I have been a practising potter for over thirty years now and it all began accidentally, when after completing three years of study at U.B.C. I took a year off to travel and learn something outside of an academic surrounding. Upon returning and going to work to earn some money for my last year at school, a friend asked me if I would take a pottery course with him at the Burnaby Art Centre and that was how it all began. My instructor there was a wonderful young woman named Bonnie (we have continued a friendship since then) who inspired me to drop my academic career and pursue the life of a potter.
From there I went to the University of Montana for a year while my wife was completing her B.F.A. It was here that I had the great opportunity to study with Rudy Autio, one of America\'s great ceramic artists; as both a teacher and person he made a lasting impression on me. From there I went to the Alberta College of Art in Calgary where I completed a four year programme with a major in ceramics. We stayed on in Calgary for the next eight years while I worked at a pottery that made high fired stoneware and porcelain. This work experience helped me to develop the practical skills necessary to work as a studio potter and led to my life‐long interest and fascination with the beauty of ceramic glazes. During this time in Calgary I and some friends built a large wood fired two‐chamber climbing kiln on a friend\'s land west of Calgary. For a group of young potters that was such an exciting time, the kiln and fuel being a direct connection to our collective history stretching back for thousands of years.

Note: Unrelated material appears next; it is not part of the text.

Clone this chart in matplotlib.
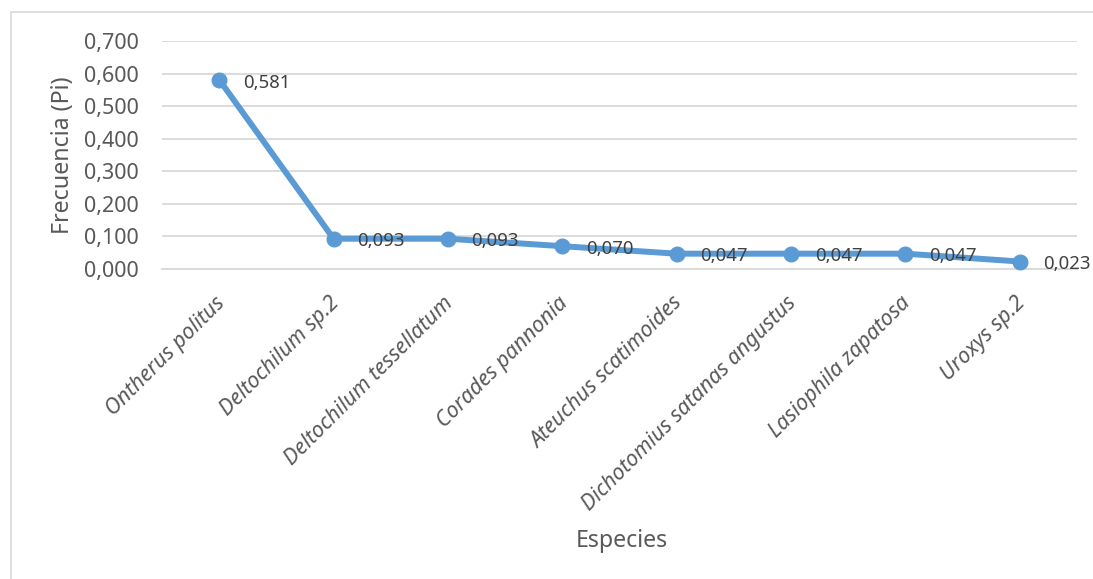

But now it was time to come home, so my wife and I and our two children returned to Vancouver, where I at first attempted to build a gas fired kiln to continue to work at high temperature, but City regulations and the need to get to work fast made me start to use the old Estrin electric kiln that I had brought back with me from Calgary and to work at low temperature. I had to learn a lot fast, the commercial low‐fire clays I tried were all very inadequate for producing strong functional pottery, so I began to test and test and finally developed a clay body that was in my opinion much better( much of the ceramic technical literature mainly concerns the cone 6/10 temperature range and finding information concerning low‐temp. required what was a long search for the answers I needed‐ much of ceramics/pottery technical information has been transmitted orally for thousands of years and unfortunately lost to us).
Since my return to the coast twenty‐four years ago I have continued to work making pottery, mainly concerned with the preparation or serving of food, using majolica and transparent glazes with slip decoration to glaze my pots. For the past fifteen years I have taught a course on glaze chemistry for all temperature ranges at the Emily Carr University of Art and Design. This has been a been a way for me to continue to explore my interest in glazes and pass on an appreciation of their mystery and beauty to the students. I have increasingly over these years as a potter come to see what I do, not in terms of work but rather as labour and recently, while reading the most inspiring book, 'The Gift Imagination and the Erotic Life of Property' by Lewis Hyde, I found this line.
"When I speak of Labour, then I intend to refer to something dictated by the course of life rather than by society, something that is often urgent but that nevertheless has its own rhythm, something more bound up with feeling, more interior, than work."
This I think is good description of what it is to be a craftsman, and in a culture where the machine made is omnipresent, is an important one for all of us.